Many examples of this can be seen from the excavations in the city of Herculaneum. Herculaneum was one of the cities buried by the eruption of Mount Vesuvius in 79 C.E. In one of the villas of that city, now called the Villa Dei Papyri was discovered a library of many scrolls of works from the first century B.C.E. and C.E. David Sider describes the Greek texts found, "The Greek library comprises Hellenistic philosophical treatises, and nothing but. Most are Epicurean, although there are also some Stoic texts, present almost certainly to provide handy sources of philosophical errors for an Epicurean author. For many of the rolls, authorship is fixed by end-titles or overlaps with otherwise known texts...An example of one of the scrolls found is explicitly labelled 'Philodemos On Epikouros.'"3

This is evidence of the author's name and where it was placed. When Matthew, Mark, Luke, and John wrote their gospels they wrote them on papyrus scrolls or parchment scrolls and placed their name at the end of the scroll as was the custom. They did not place their names in the texts because that was not the normal custom of the day. The four NT Gospels were not published anonymously. When they were published their names were written at the end of the manuscript just like all other first century works.

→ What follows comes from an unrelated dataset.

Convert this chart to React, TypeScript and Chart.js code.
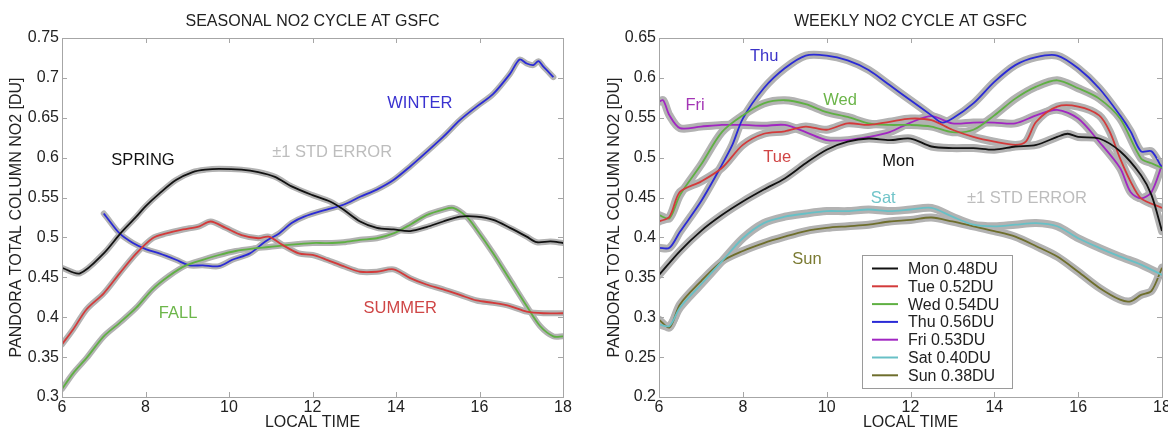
import React, { useEffect, useRef } from 'react';
import { Chart, registerables } from 'chart.js';

Chart.register(...registerables);
Chart.defaults.font.family = '"Liberation Sans", Arial, sans-serif';
Chart.defaults.color = '#222';

type Pt = [number, number];

// ---- seasonal panel (hour, DU) ----
const spring: Pt[] = [[6,0.462],[6.43,0.455],[7,0.48],[7.4,0.505],[7.78,0.526],[8,0.539],[8.33,0.555],[8.73,0.572],[9.13,0.582],[9.44,0.585],[9.76,0.586],[10.3,0.585],[10.7,0.582],[11.1,0.576],[11.5,0.564],[12,0.553],[12.42,0.545],[12.74,0.535],[13.14,0.52],[13.54,0.512],[13.94,0.51],[14.34,0.508],[14.73,0.513],[15.13,0.52],[15.53,0.526],[15.93,0.526],[16.33,0.522],[16.73,0.512],[17.13,0.501],[17.37,0.494],[17.7,0.495],[18,0.493]];
const summer: Pt[] = [[6,0.366],[6.27,0.385],[6.59,0.41],[7,0.43],[7.38,0.455],[7.78,0.48],[8.17,0.499],[8.5,0.505],[8.9,0.51],[9.29,0.514],[9.56,0.52],[9.92,0.512],[10.3,0.503],[10.7,0.499],[10.95,0.501],[11.27,0.491],[11.67,0.48],[12,0.478],[12.34,0.472],[12.74,0.464],[13.14,0.457],[13.54,0.457],[13.94,0.46],[14.34,0.449],[14.73,0.441],[15.13,0.435],[15.53,0.428],[15.93,0.421],[16.33,0.418],[16.73,0.414],[17.13,0.407],[17.53,0.405],[18,0.405]];
const fall: Pt[] = [[6,0.31],[6.27,0.33],[6.59,0.349],[7,0.376],[7.38,0.393],[7.78,0.412],[8.17,0.435],[8.57,0.452],[8.97,0.465],[9.37,0.472],[9.76,0.478],[10.16,0.483],[10.56,0.486],[10.95,0.488],[11.5,0.491],[12,0.493],[12.34,0.493],[12.74,0.494],[13.14,0.497],[13.54,0.499],[13.94,0.505],[14.34,0.516],[14.73,0.528],[15.13,0.535],[15.37,0.537],[15.69,0.526],[15.93,0.51],[16.33,0.48],[16.73,0.447],[17.13,0.414],[17.45,0.389],[17.77,0.376],[18,0.376]];
const winter: Pt[] = [[7,0.53],[7.06,0.526],[7.38,0.505],[7.7,0.493],[8.02,0.485],[8.33,0.48],[8.73,0.472],[9.05,0.465],[9.37,0.465],[9.76,0.464],[10.08,0.472],[10.5,0.48],[10.87,0.495],[11.2,0.505],[11.5,0.518],[11.8,0.526],[12.34,0.535],[12.74,0.541],[13.14,0.551],[13.54,0.56],[13.94,0.572],[14.34,0.589],[14.73,0.607],[15.13,0.626],[15.53,0.647],[15.93,0.664],[16.33,0.68],[16.73,0.705],[16.96,0.723],[17.13,0.718],[17.29,0.716],[17.41,0.721],[17.53,0.714],[17.77,0.701]];

// ---- weekly panel (hour, DU) ----
const mon: Pt[] = [[6,0.353],[6.5,0.383],[7,0.408],[7.5,0.428],[8,0.445],[8.5,0.46],[9,0.474],[9.5,0.493],[10,0.51],[10.5,0.52],[11,0.524],[11.5,0.522],[12,0.524],[12.5,0.514],[13,0.512],[13.5,0.512],[14,0.51],[14.5,0.514],[15,0.516],[15.5,0.526],[15.75,0.53],[16,0.526],[16.5,0.524],[17,0.508],[17.5,0.478],[17.75,0.453],[18,0.408]];
const tue: Pt[] = [[6,0.42],[6.25,0.426],[6.5,0.457],[7,0.47],[7.5,0.487],[8,0.516],[8.5,0.53],[9,0.533],[9.5,0.539],[10,0.535],[10.5,0.543],[11,0.541],[11.5,0.545],[12,0.549],[12.5,0.547],[13,0.535],[13.5,0.526],[14,0.52],[14.5,0.516],[14.75,0.52],[15,0.545],[15.5,0.564],[16,0.564],[16.5,0.553],[16.75,0.533],[17,0.499],[17.25,0.47],[17.5,0.449],[18,0.437]];
const wed: Pt[] = [[6,0.428],[6.25,0.424],[6.5,0.453],[7,0.491],[7.5,0.532],[8,0.553],[8.5,0.568],[9,0.572],[9.5,0.567],[10,0.557],[10.5,0.551],[11,0.543],[11.5,0.541],[12,0.541],[12.5,0.539],[13,0.532],[13.5,0.535],[14,0.553],[14.5,0.574],[15,0.589],[15.5,0.597],[16,0.587],[16.5,0.574],[17,0.549],[17.5,0.499],[17.75,0.493],[18,0.487]];
const thu: Pt[] = [[6,0.387],[6.25,0.387],[6.5,0.407],[7,0.445],[7.5,0.491],[7.75,0.516],[8,0.549],[8.5,0.587],[9,0.612],[9.5,0.628],[10,0.628],[10.5,0.622],[11,0.61],[11.5,0.591],[12,0.572],[12.5,0.553],[12.75,0.544],[13,0.549],[13.5,0.568],[14,0.595],[14.5,0.616],[15,0.626],[15.5,0.628],[16,0.612],[16.5,0.587],[17,0.553],[17.25,0.533],[17.5,0.508],[17.75,0.508],[18,0.487]];
const fri: Pt[] = [[6,0.57],[6.1,0.572],[6.25,0.553],[6.5,0.537],[7,0.539],[7.5,0.541],[8,0.541],[8.5,0.54],[9,0.541],[9.5,0.532],[10,0.522],[10.5,0.522],[11,0.526],[11.5,0.532],[12,0.544],[12.5,0.552],[13,0.543],[13.5,0.544],[14,0.544],[14.5,0.543],[15,0.553],[15.5,0.56],[16,0.549],[16.5,0.52],[17,0.487],[17.25,0.457],[17.5,0.449],[17.75,0.457],[18,0.491]];
const sat: Pt[] = [[6,0.291],[6.25,0.289],[6.5,0.312],[7,0.341],[7.5,0.37],[8,0.399],[8.5,0.418],[9,0.426],[9.5,0.43],[10,0.433],[10.5,0.433],[11,0.435],[11.5,0.433],[12,0.435],[12.5,0.437],[13,0.426],[13.5,0.416],[14,0.414],[14.5,0.416],[15,0.418],[15.5,0.414],[16,0.399],[16.5,0.387],[17,0.376],[17.5,0.366],[18,0.353]];
const sun: Pt[] = [[6,0.297],[6.25,0.287],[6.5,0.316],[7,0.345],[7.5,0.37],[8,0.383],[8.5,0.393],[9,0.401],[9.5,0.408],[10,0.412],[10.5,0.414],[11,0.416],[11.5,0.42],[12,0.422],[12.5,0.425],[13,0.42],[13.5,0.414],[14,0.408],[14.5,0.401],[15,0.389],[15.5,0.376],[16,0.357],[16.5,0.337],[17,0.322],[17.25,0.32],[17.5,0.328],[17.75,0.333],[18,0.362]];

const weekDays = ['Mon', 'Tue', 'Wed', 'Thu', 'Fri', 'Sat', 'Sun'];
const weekMeans = [0.48, 0.52, 0.54, 0.56, 0.53, 0.40, 0.38];

const C = {
  black: '#111111', red: '#d33a3a', green: '#5fb043', blue: '#2a2ad6',
  purple: '#a126c2', cyan: '#68c0c6', olive: '#6e6e2c', band: '#b2b2b2', note: '#bdbdbd',
};

interface Series { label: string; points: Pt[]; color: string; }
interface Note { text: string; color: string; at: Pt; }
interface Panel {
  title: string; yMin: number; yMax: number; yWidth: number; yTitlePad: number;
  rightPad: number; band: number; series: Series[]; notes: Note[]; legend: boolean;
}

const seasonal: Panel = {
  title: 'SEASONAL NO2 CYCLE AT GSFC', yMin: 0.3, yMax: 0.75, yWidth: 62, yTitlePad: 7, rightPad: 21, band: 6,
  series: [
    { label: 'SPRING', points: spring, color: C.black },
    { label: 'SUMMER', points: summer, color: C.red },
    { label: 'FALL', points: fall, color: C.green },
    { label: 'WINTER', points: winter, color: C.blue },
  ],
  notes: [
    { text: 'SPRING', color: C.black, at: [7.94, 0.597] },
    { text: '±1 STD ERROR', color: C.note, at: [12.47, 0.606] },
    { text: 'WINTER', color: '#3a32d0', at: [14.57, 0.668] },
    { text: 'FALL', color: '#6cb64a', at: [8.78, 0.405] },
    { text: 'SUMMER', color: '#cf4646', at: [14.1, 0.411] },
  ],
  legend: false,
};

const weekColors = [C.black, C.red, C.green, C.blue, C.purple, C.cyan, C.olive];
const weekly: Panel = {
  title: 'WEEKLY NO2 CYCLE AT GSFC', yMin: 0.2, yMax: 0.65, yWidth: 75, yTitlePad: 21, rightPad: 6, band: 8,
  series: [mon, tue, wed, thu, fri, sat, sun].map((points, i) => ({
    label: `${weekDays[i]} ${weekMeans[i].toFixed(2)}DU`, points, color: weekColors[i],
  })),
  notes: [
    { text: 'Thu', color: '#3a32c8', at: [8.51, 0.627] },
    { text: 'Fri', color: '#a335b5', at: [6.86, 0.566] },
    { text: 'Wed', color: '#6cb54a', at: [10.32, 0.572] },
    { text: 'Tue', color: '#d04545', at: [8.82, 0.5] },
    { text: 'Mon', color: '#111', at: [11.71, 0.495] },
    { text: 'Sat', color: '#70c4c9', at: [11.35, 0.449] },
    { text: '±1 STD ERROR', color: C.note, at: [14.78, 0.449] },
    { text: 'Sun', color: '#7a7a32', at: [9.53, 0.372] },
  ],
  legend: true,
};

const framePlugin = {
  id: 'frame',
  afterDatasetsDraw(chart: any, _args: any, opts: any) {
    const { ctx, chartArea: a, scales } = chart;
    const xs = scales.x;
    const ys = scales.y;
    ctx.save();
    // axes box with inward ticks
    ctx.strokeStyle = '#a6a6a6';
    ctx.lineWidth = 1;
    ctx.strokeRect(Math.round(a.left) + 0.5, Math.round(a.top) + 0.5, Math.round(a.right - a.left), Math.round(a.bottom - a.top));
    ctx.beginPath();
    xs.ticks.forEach((t: any) => {
      const px = Math.round(xs.getPixelForValue(t.value)) + 0.5;
      ctx.moveTo(px, a.bottom); ctx.lineTo(px, a.bottom - 5);
      ctx.moveTo(px, a.top); ctx.lineTo(px, a.top + 5);
    });
    ys.ticks.forEach((t: any) => {
      const py = Math.round(ys.getPixelForValue(t.value)) + 0.5;
      ctx.moveTo(a.left, py); ctx.lineTo(a.left + 5, py);
      ctx.moveTo(a.right, py); ctx.lineTo(a.right - 5, py);
    });
    ctx.stroke();

    // title
    ctx.fillStyle = '#222';
    ctx.font = '16px "Liberation Sans", Arial, sans-serif';
    ctx.textAlign = 'center';
    ctx.textBaseline = 'middle';
    ctx.fillText(opts.title, (a.left + a.right) / 2, 22);

    // in-plot notes
    ctx.font = '16.5px "Liberation Sans", Arial, sans-serif';
    (opts.notes || []).forEach((n: Note) => {
      ctx.fillStyle = n.color;
      ctx.fillText(n.text, xs.getPixelForValue(n.at[0]), ys.getPixelForValue(n.at[1]));
    });

    // legend box
    if (opts.legend) {
      const lines = chart.data.datasets.filter((d: any) => !d.isBand);
      const bx = a.left + 203;
      const by = a.top + 217;
      const bw = 150;
      const bh = 133;
      ctx.fillStyle = '#fff';
      ctx.fillRect(bx, by, bw, bh);
      ctx.strokeStyle = '#9a9a9a';
      ctx.strokeRect(bx + 0.5, by + 0.5, bw, bh);
      ctx.font = '16px "Liberation Sans", Arial, sans-serif';
      ctx.textAlign = 'left';
      lines.forEach((d: any, i: number) => {
        const ry = by + 13.5 + i * 17.8;
        ctx.strokeStyle = d.borderColor;
        ctx.lineWidth = 2;
        ctx.beginPath();
        ctx.moveTo(bx + 10, ry); ctx.lineTo(bx + 36, ry);
        ctx.stroke();
        ctx.fillStyle = '#222';
        ctx.fillText(d.label, bx + 46, ry + 1);
      });
    }
    ctx.restore();
  },
};

function CyclePanel({ panel }: { panel: Panel }) {
  const canvasRef = useRef<HTMLCanvasElement>(null);

  useEffect(() => {
    if (!canvasRef.current) return;
    const datasets: any[] = [];
    panel.series.forEach((s) => {
      const data = s.points.map(([x, y]) => ({ x, y }));
      datasets.push({
        label: s.label, data, borderColor: s.color, borderWidth: 1.8,
        pointRadius: 0, tension: 0.3, order: 0,
      });
      datasets.push({
        label: s.label + ' band', data, borderColor: C.band, borderWidth: panel.band,
        pointRadius: 0, tension: 0.3, order: 1, isBand: true, borderCapStyle: 'round',
      });
    });

    const chart = new Chart(canvasRef.current, {
      type: 'line',
      data: { datasets },
      plugins: [framePlugin],
      options: {
        animation: false,
        responsive: true,
        maintainAspectRatio: false,
        layout: { padding: { top: 38, right: panel.rightPad, left: 0, bottom: 0 } },
        scales: {
          x: {
            type: 'linear', min: 6, max: 18,
            grid: { display: false, drawTicks: false },
            border: { display: false },
            ticks: { stepSize: 2, autoSkip: false, padding: 1, maxRotation: 0, font: { size: 16 }, color: '#222' },
            title: { display: true, text: 'LOCAL TIME', font: { size: 16 }, color: '#222', padding: { top: 0, bottom: 0 } },
            afterFit: (s: any) => { s.height = 35; s.paddingLeft = 0; s.paddingRight = 0; },
          },
          y: {
            min: panel.yMin, max: panel.yMax,
            grid: { display: false, drawTicks: false },
            border: { display: false },
            ticks: {
              stepSize: 0.05, autoSkip: false, padding: 3, font: { size: 16 }, color: '#222',
              callback: (v: any) => String(Number(Number(v).toFixed(2))),
            },
            title: {
              display: true, text: 'PANDORA TOTAL COLUMN NO2 [DU]', font: { size: 16 }, color: '#222',
              padding: { top: panel.yTitlePad, bottom: 0 },
            },
            afterFit: (s: any) => { s.width = panel.yWidth; s.paddingTop = 0; s.paddingBottom = 0; },
          },
        },
        plugins: {
          legend: { display: false },
          tooltip: { enabled: false },
          frame: { title: panel.title, notes: panel.notes, legend: panel.legend },
        } as any,
      },
    });

    return () => chart.destroy();
  }, [panel]);

  return <canvas ref={canvasRef} />;
}

export default function App() {
  return (
    <div style={{ position: 'fixed', left: 0, top: 0, width: 1168, height: 432, background: '#fff' }}>
      <div style={{ position: 'absolute', left: 0, top: 0, width: 584, height: 432 }}>
        <CyclePanel panel={seasonal} />
      </div>
      <div style={{ position: 'absolute', left: 584, top: 0, width: 584, height: 432 }}>
        <CyclePanel panel={weekly} />
      </div>
    </div>
  );
}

We don't have first century copies of their works just like we don't have first century copies of any other first century works by any other first century authors. However, we know from Herculaneum and other evidence that this was the custom and there is no good reason to assume that Matthew, Mark, Luke, and John did not follow the normal custom as any other author at that time. In fact, the solid evidence that they did is the fact that the early church not only knew who wrote the gospels, but they knew the basic time and circumstances of their writing. There was never any dispute in the early church about the authorship of the gospels or the general time period and circumstances of their publishing. This is exactly what you would expect. Further, we have more historical evidence for the authorship of the gospels than any other Graeco-Roman writing of that time period.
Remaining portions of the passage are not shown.